At home, even Maryland fans remained cool to Hill--or did until unbeaten Air Force came through College Park to play the winless Terps five games into his first season. On the game's final play, with the score tied and Maryland at midfield, Hill hauled in a pass on a crossing pattern, then dodged several tackles before carrying a defensive back over the goal line with one last lunge. "I hadn't been booed at our games, but there was a little edge you could feel," says Hill. "Perceptions changed after that."

But not universally. Earlier this year Hill sat for an ABC Sports camera crew that had brought along a copy of the school yearbook from his debut varsity season. Paging through it, Hill noticed for the first time: Though he had led the Terps in receiving and kickoff returns, the pages on the football team included no mention of him. Nor was he in the team picture. Someone on the yearbook staff had simply used the photo from the previous year.

Where Darryl Hill could at least count on the support of most of his teammates, it took Jerry LeVias, the first black scholarship player in the Southwest Conference, much of his career at Southern Methodist to win even that. One player spit in his face during a practice in 1965, his freshman season. Students scrambled to avoid having to sit next to him in class, and student trainers refused to tape his ankles.

The parents of his first roommate threatened to withdraw their son from school; his second moved out after concluding that his social life was being adversely affected by LeVias's race. From then on LeVias lived alone. He quickly learned to linger on the practice field so he wouldn't have to watch the shower stalls empty as soon as he entered them. As a sophomore LeVias became an instant, off-the-charts star, and he was the Mustang most likely to be acclaimed by the media after a victory. "And then," he says, "I was the skunk in the middle of the room."

He would spend Saturday nights riding along with a school janitor named Leon who moonlighted as a cab driver. The pimps and night owls Leon drove around Dallas became LeVias's chaperones, determined that he not get into mischief that might compromise his future. In the wee hours of Sunday mornings Leon would drop LeVias off at his aunt's house in southwestern Dallas, where her attentions would fortify him for another week.

LeVias had had no idea what awaited him when he arrived from segregated Beaumont, Texas, with a copy of the New Testament in his pocket. SMU coach Hayden Fry had signed him largely because of the verdict of Jerry's devout grandmother, who, after meeting Fry, told her grandson, "There's something godly about that man." Says LeVias, "We never did talk about breaking barriers. It says something about fate and faith--that's how I went to SMU."

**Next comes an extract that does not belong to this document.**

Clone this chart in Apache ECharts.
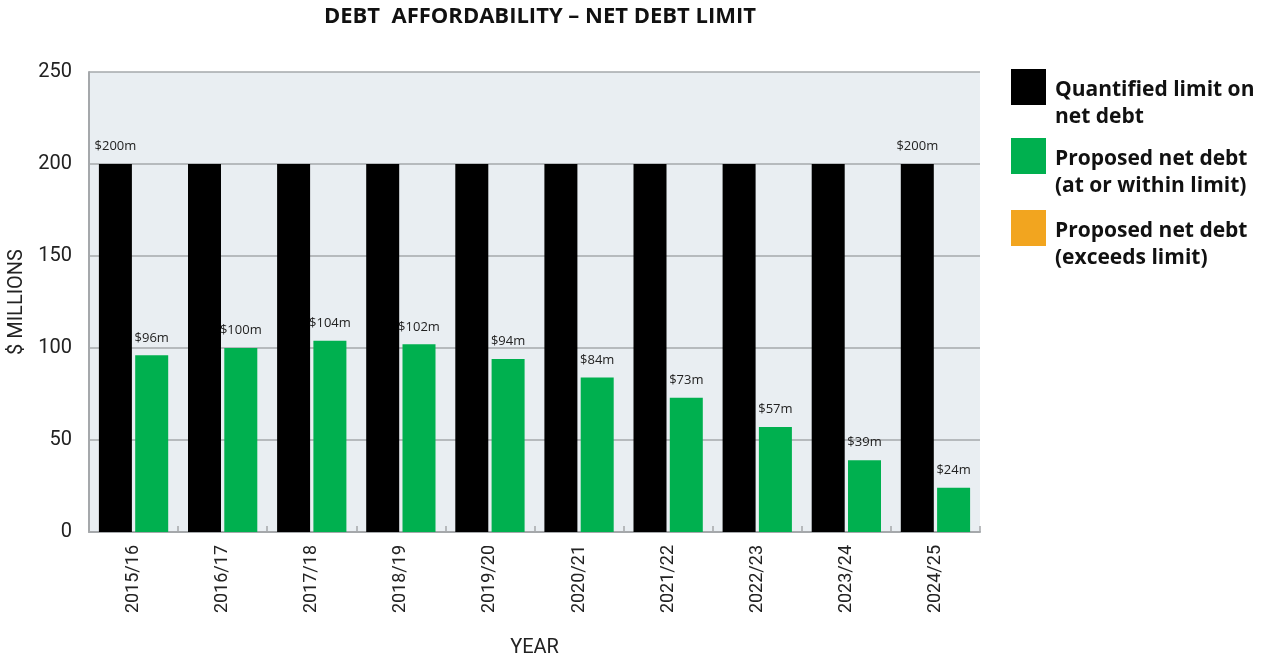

At one point in LeVias's recruitment his father, Charlie, asked where Southern Methodist was. Told it was in Dallas, he said, "They shot the president there. What they gonna do to my boy?"

Essentially anything they wanted to. At 5'8" and 160 pounds, deployed on the flanks and on returns, LeVias was easy to target. LeVias met often with Fry to unburden himself of the abuse he took, always late at night because his coach didn't want other players to think LeVias was being coddled. Over and over Fry incanted a West Texasism: "If you don't want 'em to get your goat, don't let 'em know where it's hid." LeVias had developed an understanding of Fry's own predicament one day when, waiting outside the coach's office, he overheard a booster say, "If you let that nigger play, I'll never give another dime."